In my first semester of college, I, like most college freshmen, was a bit naïve about the world, especially since I had come from a rural small town. I was aware of the fact that my hometown was a bubble, as I had been told many times that it was isolated from all the “bad things” in cities, but I didn’t have a really good idea of what that meant when I was young.
I started to get an idea of what it meant when, in my senior government class, I voiced an opinion about an issue that apparently ran contrary to the views of my peers. I was a shy person and up to that point, I hadn’t wanted to deviate from the norm. But I was a bit surprised at how my classmates were eager to shout me down whenever I mentioned a different idea than what they were used to.

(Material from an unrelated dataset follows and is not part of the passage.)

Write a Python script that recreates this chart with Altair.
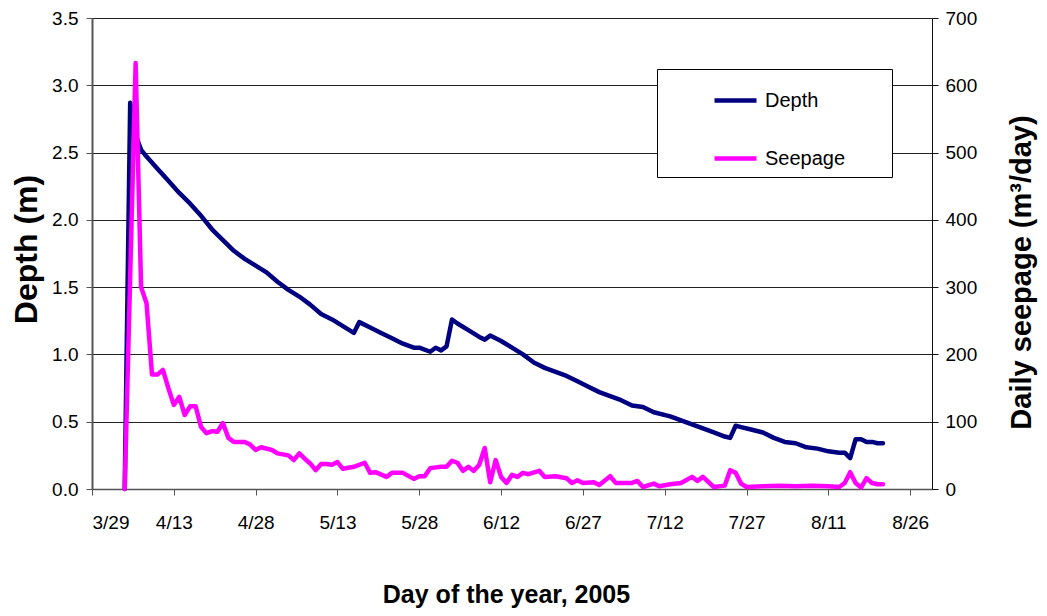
import altair as alt
import pandas as pd

FONT = "Liberation Sans"

# ---- data ----
depth_dates = [
    "2005-04-04", "2005-04-05", "2005-04-06", "2005-04-07", "2005-04-08", "2005-04-10",
    "2005-04-12", "2005-04-14", "2005-04-16", "2005-04-18", "2005-04-20", "2005-04-22",
    "2005-04-24", "2005-04-26", "2005-04-28", "2005-04-30", "2005-05-02", "2005-05-04",
    "2005-05-06", "2005-05-08", "2005-05-10", "2005-05-12", "2005-05-14", "2005-05-16",
    "2005-05-17", "2005-05-19", "2005-05-21", "2005-05-23", "2005-05-25", "2005-05-27",
    "2005-05-28", "2005-05-30", "2005-05-31", "2005-06-01", "2005-06-02", "2005-06-03",
    "2005-06-04", "2005-06-06", "2005-06-08", "2005-06-09", "2005-06-10", "2005-06-12",
    "2005-06-14", "2005-06-16", "2005-06-18", "2005-06-20", "2005-06-22", "2005-06-24",
    "2005-06-26", "2005-06-28", "2005-06-30", "2005-07-02", "2005-07-04", "2005-07-06",
    "2005-07-08", "2005-07-10", "2005-07-13", "2005-07-15", "2005-07-17", "2005-07-19",
    "2005-07-21", "2005-07-23", "2005-07-24", "2005-07-25", "2005-07-26", "2005-07-28",
    "2005-07-30", "2005-08-01", "2005-08-03", "2005-08-05", "2005-08-07", "2005-08-09",
    "2005-08-11", "2005-08-13", "2005-08-14", "2005-08-15", "2005-08-16", "2005-08-17",
    "2005-08-18", "2005-08-19", "2005-08-20", "2005-08-21",
]
depth_values = [
    0.0, 2.87, 2.63, 2.52, 2.47, 2.38,
    2.29, 2.20, 2.12, 2.03, 1.93, 1.85,
    1.77, 1.71, 1.66, 1.61, 1.54, 1.48,
    1.43, 1.37, 1.30, 1.26, 1.21, 1.16,
    1.24, 1.20, 1.16, 1.12, 1.08, 1.05,
    1.05, 1.02, 1.05, 1.03, 1.06, 1.26,
    1.23, 1.18, 1.13, 1.11, 1.14, 1.10,
    1.05, 1.00, 0.94, 0.90, 0.87, 0.84,
    0.80, 0.76, 0.72, 0.69, 0.66, 0.62,
    0.61, 0.57, 0.54, 0.51, 0.48, 0.45,
    0.42, 0.39, 0.38, 0.47, 0.46, 0.44,
    0.42, 0.38, 0.35, 0.34, 0.31, 0.30,
    0.28, 0.27, 0.27, 0.23, 0.37, 0.37,
    0.35, 0.35, 0.34, 0.34,
]

seep_dates = [
    "2005-04-04", "2005-04-06", "2005-04-07", "2005-04-08", "2005-04-09", "2005-04-10",
    "2005-04-11", "2005-04-12", "2005-04-13", "2005-04-14", "2005-04-15", "2005-04-16",
    "2005-04-17", "2005-04-18", "2005-04-19", "2005-04-20", "2005-04-21", "2005-04-22",
    "2005-04-23", "2005-04-24", "2005-04-26", "2005-04-27", "2005-04-28", "2005-04-29",
    "2005-05-01", "2005-05-02", "2005-05-04", "2005-05-05", "2005-05-06", "2005-05-07",
    "2005-05-08", "2005-05-09", "2005-05-10", "2005-05-11", "2005-05-12", "2005-05-13",
    "2005-05-14", "2005-05-16", "2005-05-18", "2005-05-19", "2005-05-20", "2005-05-22",
    "2005-05-23", "2005-05-25", "2005-05-27", "2005-05-28", "2005-05-29", "2005-05-30",
    "2005-06-01", "2005-06-02", "2005-06-03", "2005-06-04", "2005-06-05", "2005-06-06",
    "2005-06-07", "2005-06-08", "2005-06-09", "2005-06-10", "2005-06-11", "2005-06-12",
    "2005-06-13", "2005-06-14", "2005-06-15", "2005-06-16", "2005-06-17", "2005-06-19",
    "2005-06-20", "2005-06-22", "2005-06-24", "2005-06-25", "2005-06-26", "2005-06-27",
    "2005-06-29", "2005-06-30", "2005-07-02", "2005-07-03", "2005-07-06", "2005-07-07",
    "2005-07-08", "2005-07-10", "2005-07-11", "2005-07-13", "2005-07-15", "2005-07-17",
    "2005-07-18", "2005-07-19", "2005-07-21", "2005-07-23", "2005-07-24", "2005-07-25",
    "2005-07-26", "2005-07-27", "2005-07-30", "2005-08-02", "2005-08-05", "2005-08-08",
    "2005-08-11", "2005-08-13", "2005-08-14", "2005-08-15", "2005-08-16", "2005-08-17",
    "2005-08-18", "2005-08-19", "2005-08-20", "2005-08-21",
]
seep_values = [
    0, 633, 300, 276, 170, 170,
    177, 150, 125, 137, 110, 123,
    123, 92, 83, 86, 85, 98,
    76, 70, 70, 66, 58, 62,
    58, 53, 50, 43, 53, 45,
    38, 28, 37, 37, 36, 40,
    30, 33, 39, 24, 25, 18,
    24, 24, 15, 19, 19, 31,
    33, 33, 42, 39, 27, 33,
    27, 36, 61, 10, 43, 18,
    9, 21, 18, 24, 22, 27,
    18, 19, 16, 9, 13, 9,
    10, 6, 19, 9, 9, 12,
    3, 8, 4, 7, 9, 18,
    12, 18, 3, 5, 28, 24,
    8, 3, 4, 5, 4, 5,
    4, 3, 9, 25, 9, 2,
    16, 9, 7, 7,
]

series_names = ["Depth", "Seepage"]
series_colors = ["#000080", "#FF00FF"]

x_tick_days = [(3, 29), (4, 13), (4, 28), (5, 13), (5, 28), (6, 12),
               (6, 27), (7, 12), (7, 27), (8, 11), (8, 26)]
x_domain_days = [(3, 29), (8, 30)]
depth_ticks = [0, 0.5, 1.0, 1.5, 2.0, 2.5, 3.0, 3.5]
seep_ticks = [0, 100, 200, 300, 400, 500, 600, 700]

df_depth = pd.DataFrame({"date": depth_dates, "value": depth_values, "series": series_names[0]})
df_seep = pd.DataFrame({"date": seep_dates, "value": seep_values, "series": series_names[1]})


def dt(m, d):
    return alt.DateTime(year=2005, month=m, date=d, utc=True)


x_enc = alt.X(
    "date:T",
    scale=alt.Scale(type="utc", domain=[dt(*x_domain_days[0]), dt(*x_domain_days[1])]),
    axis=alt.Axis(
        values=[dt(m, d) for m, d in x_tick_days],
        labelExpr="utcFormat(datum.value, '%-m/%-d')",
        labelOverlap=False,
        title="Day of the year, 2005",
        titleFontSize=25,
        titleFontWeight="bold",
        titleX=414,
        titleY=113,
        titleBaseline="alphabetic",
        labelFontSize=19,
        labelPadding=18,
        tickSize=6,
        domainColor="#555555",
        domainWidth=1.5,
        tickColor="#555555",
        grid=False,
    ),
)

color_enc = alt.Color(
    "series:N",
    scale=alt.Scale(domain=series_names, range=series_colors),
    legend=alt.Legend(
        title=None,
        orient="none",
        direction="vertical",
        legendX=565,
        legendY=51,
        fillColor="white",
        strokeColor="black",
        padding=8,
        symbolType="stroke",
        symbolSize=1764,
        symbolStrokeWidth=4.5,
        labelFont=FONT,
        labelFontSize=20,
        labelColor="black",
        rowPadding=24,
        symbolOffset=47,
        labelOffset=6,
        labelExpr="datum.label + '\u00a0\u00a0\u00a0\u00a0\u00a0\u00a0\u00a0\u200b'",
    ),
)

depth = alt.Chart(df_depth).mark_line(strokeWidth=4.5, strokeJoin="round", strokeCap="round").encode(
    x=x_enc,
    y=alt.Y(
        "value:Q",
        scale=alt.Scale(domain=[0, 3.5], nice=False, zero=True),
        axis=alt.Axis(
            orient="left",
            values=depth_ticks,
            format=".1f",
            title="Depth (m)",
            titleFontSize=32,
            titleFontWeight="bold",
            titleAngle=270,
            titleX=-66,
            titleY=231,
            titleBaseline="middle",
            titleAlign="center",
            labelFontSize=19,
            labelPadding=8,
            tickSize=6,
            domainColor="#555555",
            domainWidth=2,
            tickColor="#555555",
            grid=True,
            gridColor="#222222",
            gridWidth=1,
        ),
    ),
    color=color_enc,
)

seep = alt.Chart(df_seep).mark_line(strokeWidth=4.5, strokeJoin="round", strokeCap="round").encode(
    x=x_enc,
    y=alt.Y(
        "value:Q",
        scale=alt.Scale(domain=[0, 700], nice=False, zero=True),
        axis=alt.Axis(
            orient="right",
            values=seep_ticks,
            format="d",
            title="Daily seepage (m³/day)",
            titleFontSize=29,
            titleFontWeight="bold",
            titleAngle=270,
            titleX=89,
            titleY=254,
            titleBaseline="middle",
            titleAlign="center",
            labelFontSize=19,
            labelPadding=7,
            tickSize=6,
            domainColor="#111111",
            domainWidth=1,
            tickColor="#111111",
            grid=False,
        ),
    ),
    color=color_enc,
)

chart = (
    alt.layer(depth, seep)
    .resolve_scale(y="independent")
    .properties(
        width=840,
        height=471,
        autosize="none",
        padding={"left": 84, "top": 10, "right": 107, "bottom": 119},
        background="white",
    )
    .configure_view(stroke=None)
    .configure_axis(labelFont=FONT, titleFont=FONT, labelColor="black", titleColor="black")
)

chart.save("out.html", embed_options={"renderer": "svg", "actions": False})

After that, other details that had previously escaped my notice began to stand out to me. I noticed that a lot of my classmates’ conversations seemed to lean one way and to leave out certain details that complicated whatever point they were making. I recalled that another classmate of mine had been shot down for suggesting legalization of same-sex marriage a few years before. I began to realize that some of the arguments my classmates made were based on inaccurate sources that really only needed to align with their views to be considered relevant by them.
Going to college, which I’d been warned was a “liberal breeding ground”, was definitely an eye-opening experience for me. Not only did being exposed to new ideas and new places make me realize that I wanted something different out of life than what I had been considering before, it also shattered the black and white views I’d had.

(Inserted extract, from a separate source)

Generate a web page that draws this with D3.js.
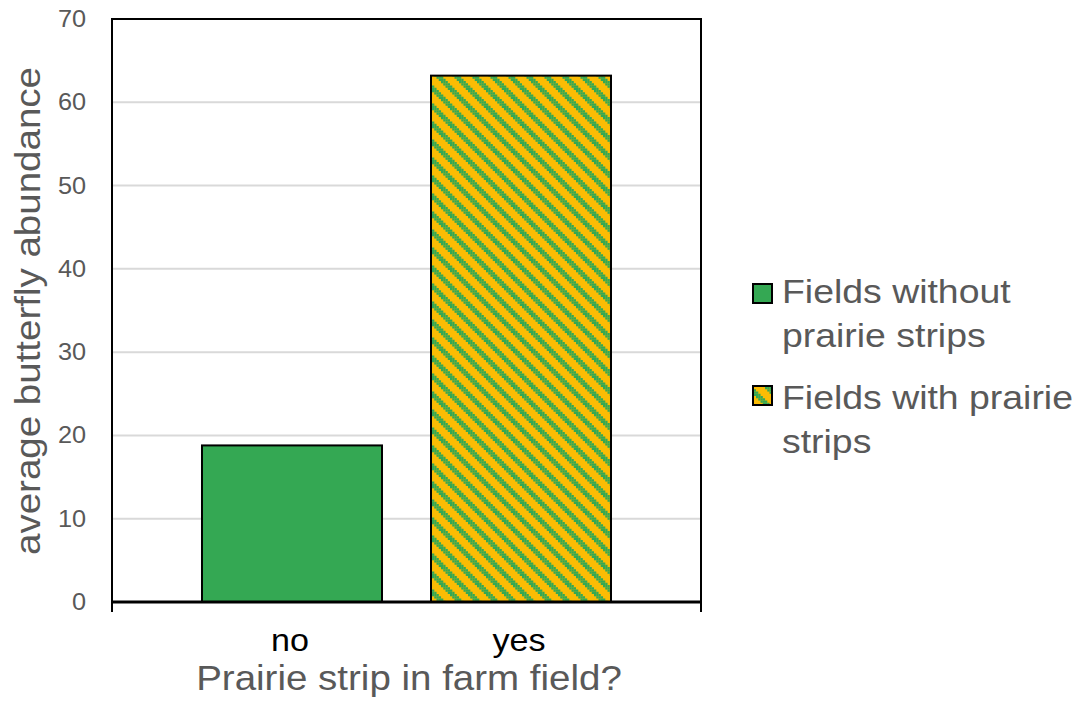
<!DOCTYPE html>
<html><head><meta charset="utf-8">
<script src="https://cdn.jsdelivr.net/npm/d3@7"></script>
<style>body{margin:0;background:#fff}svg{display:block}text{font-family:"Liberation Sans",Arial,sans-serif}</style>
</head><body>
<svg id="c" width="1084" height="706"></svg>
<script>
const categories = ["no", "yes"];
const values = [18.8, 63.2];
const seriesNames = ["Fields without prairie strips", "Fields with prairie strips"];
const legendLines = [["Fields without", "prairie strips"], ["Fields with prairie", "strips"]];
const yTicks = [0, 10, 20, 30, 40, 50, 60, 70];
const xTitle = "Prairie strip in farm field?";
const yTitle = "average butterfly abundance";

const GREEN = "#34a853", YELLOW = "#fbbc04", GREY = "#595959";
const SX = 1.1; // horizontal text stretch
const svg = d3.select("#c");
const L = 112, R = 701, T = 19, B = 602;

// pattern: wide downward diagonal, 8x8 bitmap scaled
const CELL = 2.25;
const defs = svg.append("defs");
const pat = defs.append("pattern").attr("id", "diag").attr("patternUnits", "userSpaceOnUse")
  .attr("width", CELL * 8).attr("height", CELL * 8);
pat.append("rect").attr("width", CELL * 8).attr("height", CELL * 8).attr("fill", YELLOW);
for (let r = 0; r < 8; r++) for (let k = 0; k < 3; k++) {
  pat.append("rect").attr("x", ((r + k) % 8) * CELL).attr("y", r * CELL)
    .attr("width", CELL + 0.05).attr("height", CELL + 0.05).attr("fill", GREEN);
}
const fills = [GREEN, "url(#diag)"];

const y = d3.scaleLinear().domain([0, 70]).range([B, T]);
const x = d3.scaleBand().domain(categories).range([L, R]).paddingInner(0.214).paddingOuter(0.393);

function stext(g, tx, ty, str, size, fill, anchor, rot) {
  return g.append("text")
    .attr("transform", `translate(${tx},${ty})` + (rot ? ` rotate(${rot})` : "") + ` scale(${SX},1)`)
    .attr("text-anchor", anchor || "start").attr("font-size", size).attr("fill", fill).text(str);
}

// gridlines
svg.append("g").selectAll("line").data(yTicks.filter(d => d > 0 && d < 70)).join("line")
  .attr("x1", L).attr("x2", R).attr("y1", d => y(d)).attr("y2", d => y(d))
  .attr("stroke", "#d9d9d9").attr("stroke-width", 2);

// bars
svg.append("g").selectAll("rect").data(categories).join("rect")
  .attr("x", d => x(d)).attr("width", x.bandwidth())
  .attr("y", (d, i) => y(values[i])).attr("height", (d, i) => B - y(values[i]))
  .attr("fill", (d, i) => fills[i]).attr("stroke", "#000").attr("stroke-width", 2);

// frame
svg.append("path").attr("d", `M${L},${B}V${T}H${R}V${B}`).attr("fill", "none").attr("stroke", "#000").attr("stroke-width", 2);

// y tick labels
const yg = svg.append("g");
yTicks.forEach(t => stext(yg, 86, y(t) + 8, String(t), 23, GREY, "end"));

// x axis
svg.append("line").attr("x1", L - 1).attr("x2", R + 1).attr("y1", B).attr("y2", B).attr("stroke", "#000").attr("stroke-width", 3);
svg.selectAll(".xt").data([L, R]).join("line").attr("class", "xt")
  .attr("x1", d => d).attr("x2", d => d).attr("y1", B).attr("y2", B + 10).attr("stroke", "#000").attr("stroke-width", 2);
const xg = svg.append("g");
categories.forEach(c => stext(xg, x(c) + x.bandwidth() / 2 - 2, 651, c, 31, "#000", "middle"));

// titles
stext(svg, 409, 690, xTitle, 35, GREY, "middle");
stext(svg, 40, 311, yTitle, 35, GREY, "middle", -90);

// legend
const lg = svg.append("g");
const ly = [284, 386];
const lb = [[303, 347], [409, 453]];
seriesNames.forEach((s, i) => {
  lg.append("rect").attr("x", 753).attr("y", ly[i]).attr("width", 19).attr("height", 19)
    .attr("fill", fills[i]).attr("stroke", "#000").attr("stroke-width", 2);
  legendLines[i].forEach((t, j) => stext(lg, 782, lb[i][j], t, 34, GREY, "start"));
});
</script>
</body></html>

New experiences not only open your mind to things you never even realized you loved before you’d tried them, but also world issues that had previously seemed far away to you. As I said before, I was pretty naïve about the world even with access to the internet and to information about current events. I remember being catcalled for the first time when I was eighteen and I remember being very confused about it. I had had no idea what had just happened and I wondered if I had been right to feel uncomfortable about it. I later found out that it happens to other girls too and while it was something of a comfort to know that I was not alone in feeling uncomfortable, I now believed that my own beliefs and intuitions weren’t so silly as I had previously thought. After interacting with people from an entire different side of the world as well as the political spectrum, I not only learned more about how others’ experiences and perspectives matter, but also about how much my own matter as well.
Isolated small towns aren’t the only places you’ll encounter close-minded people and resistance to your point of view, though. Throughout the world, the desire to conform and to not hear out a different viewpoint has an iron grip on many people who don’t even realize it. It’s tempting to want to stay where you are, to ignore new insight and to resist growing as a person because it takes less effort to hold firmly to your original convictions.

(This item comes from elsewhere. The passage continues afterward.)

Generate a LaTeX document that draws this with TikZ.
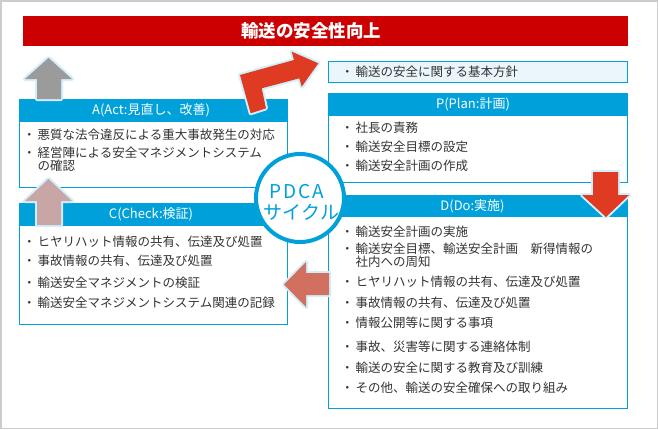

I get it, new territory is scary. Throughout my life, I’ve held back from things because of skepticism and fear. But I’ve also taken chances that have ended up changing my life for the better. I’ve tried new things, made new friends, and discovered parts of myself that I never knew existed. I have a better sense of who I am now that I’ve stepped out of my comfort zones. To this day, I’m still a bit introverted and shy, but I’m now less fearful of the world and of the unknown. The fear still exists, but I can better manage it now. I’ve decided that life is about stepping out of your comfort zone and having whatever expectations you had shattered. It’s true what they say, that you miss 100% of the shots you don’t take and new experiences, whether they end up being hits or they end up being misses, are usually worth a shot.